Twice within the past week I've seen references to "stock" vs. "flow," a distinction that appears to originate in economics and describes the static vs. dynamic aspects of a system.
New York Times columnist Thomas Friedman used the terms in in a column about economic development in China, contrasting how historically what's mattered in economic growth was making the best use of knowledge stocks but now managing a dynamic flow of knowledge is increasingly important.
Robin Sloan blogged about how stock and flow serve as a metaphor for modern media, with the flow of tweets and blog postings being more prominent in media consciousness than substantial works such as books. Even as she says flow is "ascendant," her view is that stock (the more durable creations) is something "we ignore at our own peril." Both are important and striking a balance of time and attention to creating both is crucial, she says.
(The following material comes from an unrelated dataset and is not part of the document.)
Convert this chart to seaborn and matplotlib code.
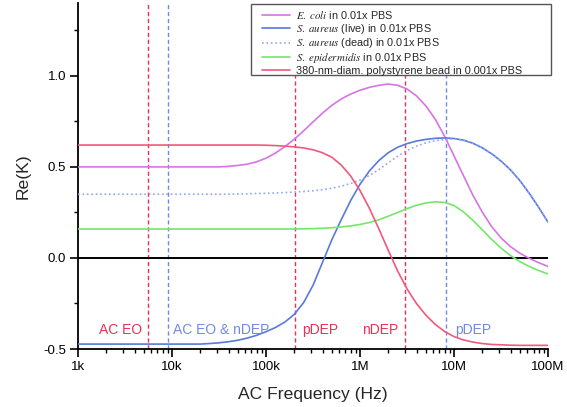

In journalism, especially, flow appears to be ascendant these days, with news tweets, mobile updates, live blogging, aggregation and the like getting so much attention and effort. But the "stock" of journalism is the information that's developed through original, independent reporting -- the vast majority of which comes from mainline news organizations. So much of the flow, especially through the blogosphere, just moves this stock around. But as news organizations shrink, the durable stock of vetted, verified information developed in this way shrinks along with them. As Sloan points out, we ignore this at our peril.